Environmental stewardship: Our Decarbonisation Roadmap has been approved by the Board. It provides a clear pathway to responsible use and protection of the environment through sustainable practices. Our aim is geared towards achieving carbon neutrality by 2050 through responsible business practices focusing on decarbonisation and climate change agility. We are already implementing decarbonisation initiatives; in 2024 we improved carbon intensity by 6% compared to 2023. Air quality, rehabilitation programmes, biodiversity management, water, energy, and waste management are some of our priority areas of focus.

Social impact: Our group social investments amounted to R2.1 billion, culminating in initiatives and programmes that are in line with our social impact strategic pillars. The group’s local procurement from black Small, Medium, and Micro Enterprises (SMMEs) supported 562 SMMEs through enterprise and supplier development initiatives in 2024.

Our early childhood development (ECD) programmes benefited more than 2 700 children, more than 40 registered ECD’s and over180 teachers through professional training. Exxaro’s minerals successions programme (MSP) had 10 609 hectares of land under management and provided more than R63 million in funding towards 36 projects across six provinces in South Africa. The projects were made up of 662 farmers, 53% of which were women and 24% youth.

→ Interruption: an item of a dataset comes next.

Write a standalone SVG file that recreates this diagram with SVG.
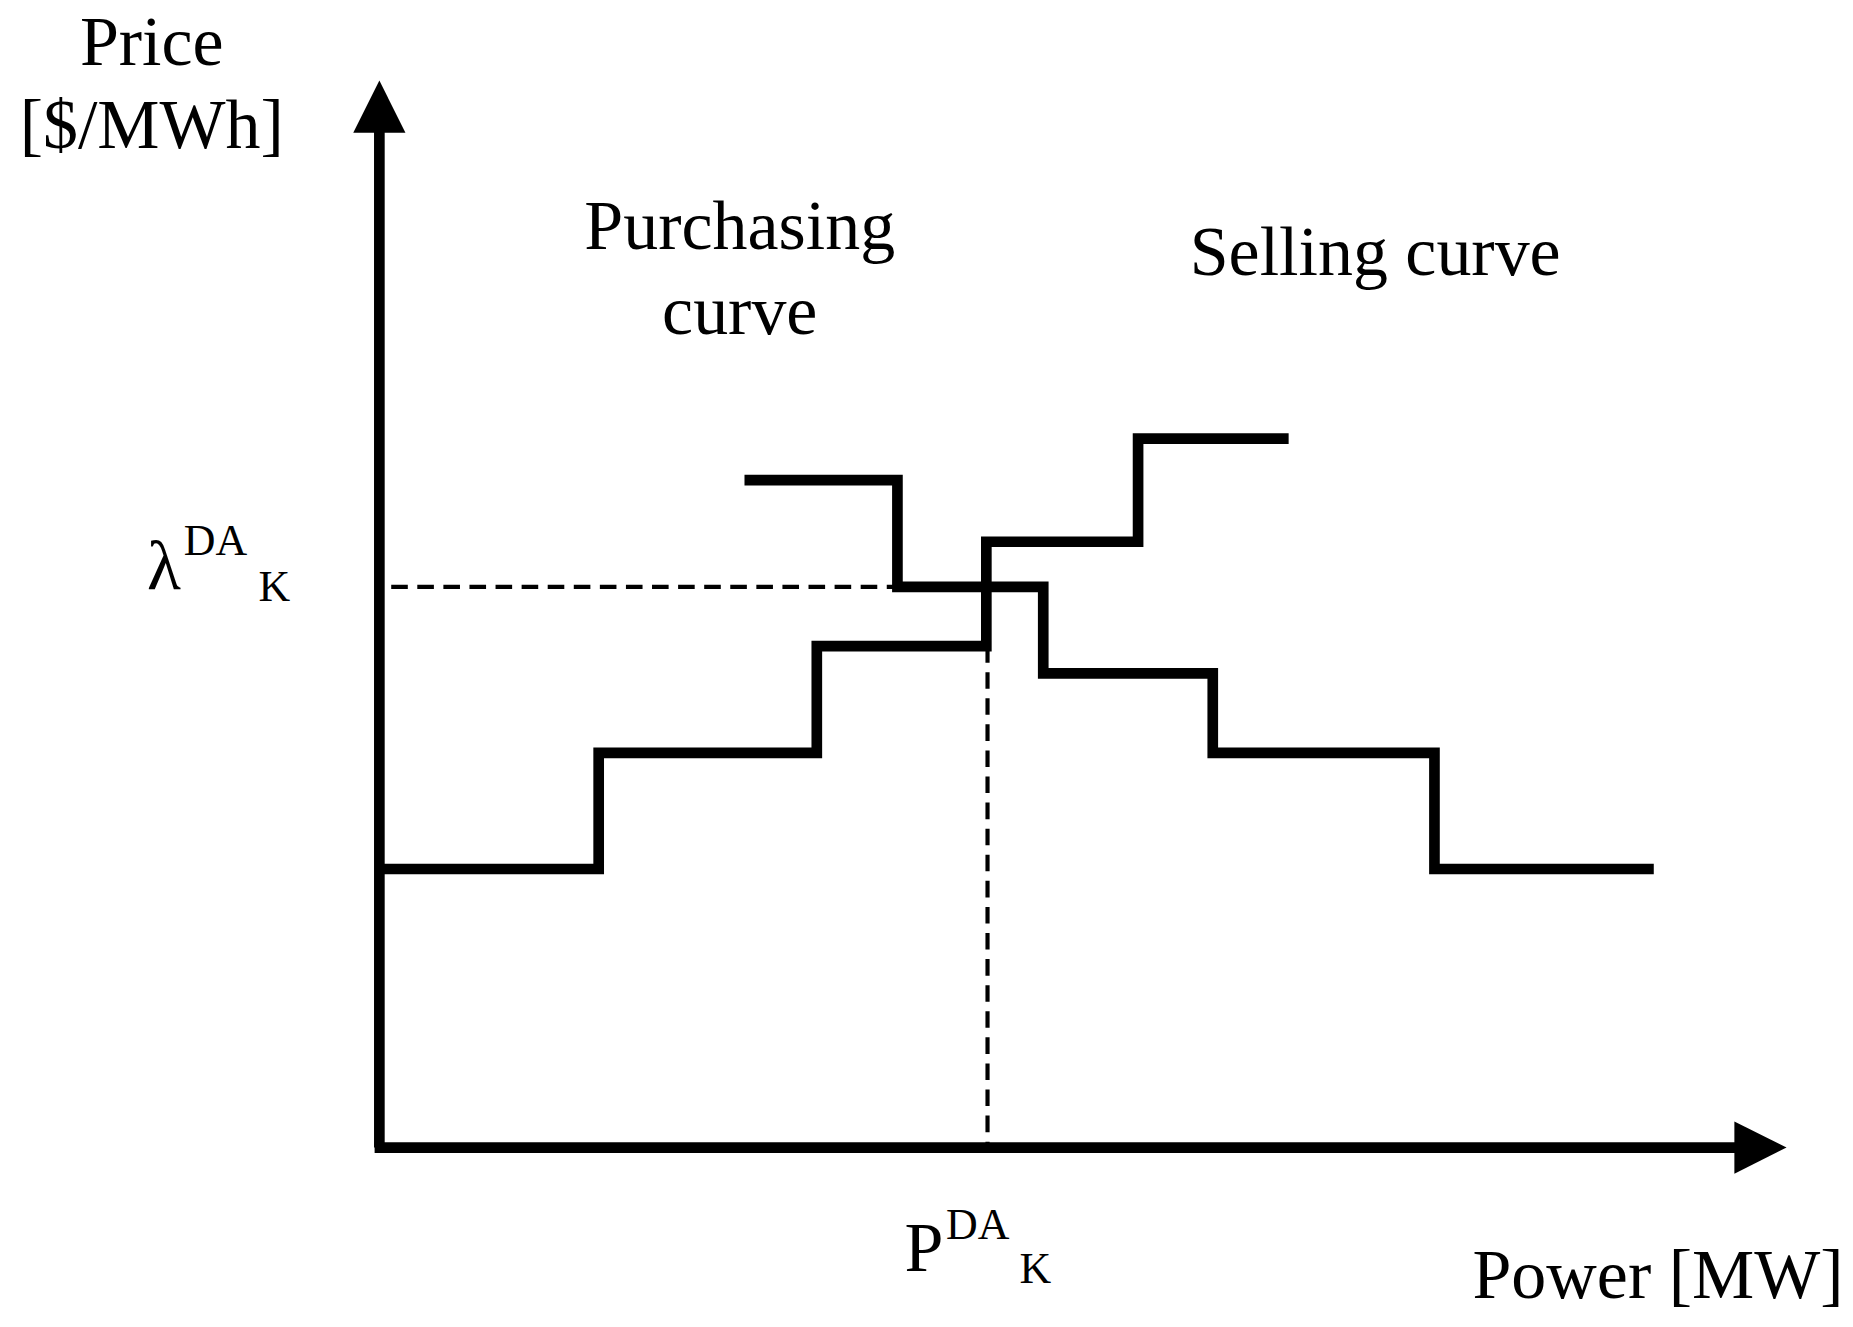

Koppeschaar concluded, “While 2024 had its challenges, we are confident that as an organisation, we are positioned to win. We draw confidence in our executive and management teams to execute on our strategy. With a combined executive experience of more than 250 years and long service record at Exxaro, we understand the business, its operations, people, communities, and stakeholders and will continue to drive the business’ operational excellence in 2025.”